Dar as costas ao oponente – mesmo em uma simulação de luta, uma simples brincadeira – é sempre uma forma de abrandar os ânimos. O gesto significa apaziguamento e, se o cachorro deitar-se logo em seguida, ele está indicando que perdeu a briga.
Diferentemente dos humanos, os cachorros não se sentem humilhados quando perdem um confronto. Dois seres, em condições quase iguais, disputaram por algum motivo e um deles ganhou. A briga, para eles, termina aí. Cachorros não alimentam vergonhas, amor próprio ferido, rancores e ódios.
Girar o corpo e dar as costas pode significar que o tutor está certo. O cachorro está admitindo que fez alguma coisa errada e comprometendo-se – enquanto a memória ajudar – a não repetir a atitude contestada ou reprovada.

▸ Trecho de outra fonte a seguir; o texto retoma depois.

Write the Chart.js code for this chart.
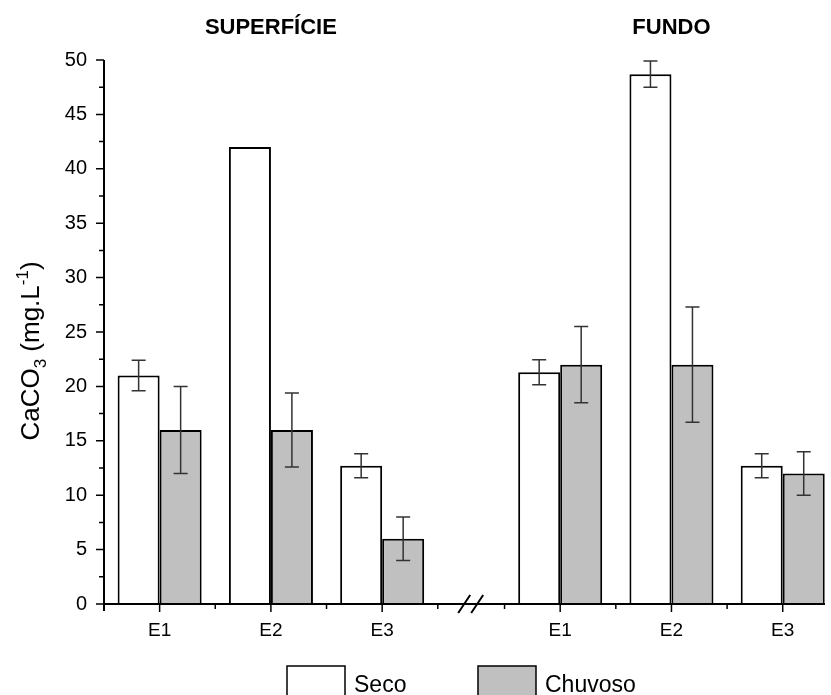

Mais uma vez, a linguagem corporal canina pode ser mal entendida. A atitude pode ser interpretada como insubmissão, já que o animal dá as costas para o tutor. Mas é importante entender que ele está pedindo desculpas sinceras.
07. Lamber o focinho
O gesto pode ter vários significados. O mais comum é simplesmente limpar o focinho, eliminando secreções. Isto pode parecer nojento para os humanos, mas vale lembrar que o muco nasal é rico em diversos nutrientes.
Quando o cachorro está excitado, lamber o focinho significa que ele está feliz e satisfeito com a situação que está vivenciando – uma brincadeira, um objeto novo para explorar, etc. O hábito também “limpa” o olfato, eliminando impurezas e permitindo farejar com mais segurança.
Quando o cachorro identifica um alerta pelo olfato, ele tende a limpar o focinho várias vezes, para confirmar a informação recebida e obter mais detalhes. A rapidez nas lambidas pode indicar que o alerta traz um perigo em potencial.
Como já foi dito, tudo depende das circunstâncias. Os cachorros podem lamber o focinho simplesmente para limpá-lo. Nos dias mais frios, a entrada do ar atmosférico nas narinas aumenta a umidade na pele, que precisa ser limpa com mais regularidade. Em locais poeirentos, a situação se repete.
08. Farejar e rodear
O olfato é o sentido mais empregado pelos cães no contato com o ambiente que os cerca. No focinho canino, o número de receptores de olfato é 25 vezes maior do que entre os humanos. Eles cheiram tudo e é assim que eles descobrem o mundo.
Os cachorros estão sempre tentando decodificar o espaço em que estão transitando. Mesmo em ambientes bastante conhecidos, as informações olfativas estão em constante mudança. Um cachorro passando na rua em frente, uma fêmea no cio há 1 km de distância, um gato bisbilhotando o quintal, o churrasco do vizinho, tudo muda a percepção canina.
Quando os cães levantam a cabeça e começam a farejar o ambiente, eles estão querendo dizer que alguma coisa está diferente. A relação deles com os humanos envolve total confiança e, com a postura, eles estão compartilhando a informação.
Eles podem estar sentindo um aumento da umidade relativa do ar – isto pode significar a aproximação de uma tempestade e, portanto, precisamos encontrar um esconderijo seco para todo o grupo.
Cabe aos tutores tranquilizarem os peludos, demonstrando que está tudo bem, que todos estão seguros. Enquanto os cachorros não receberem esta informação, eles continuarão emitindo sinais. Os cachorros precisam saber que a chuva e o vento não conseguirão derrubar o nosso “covil”.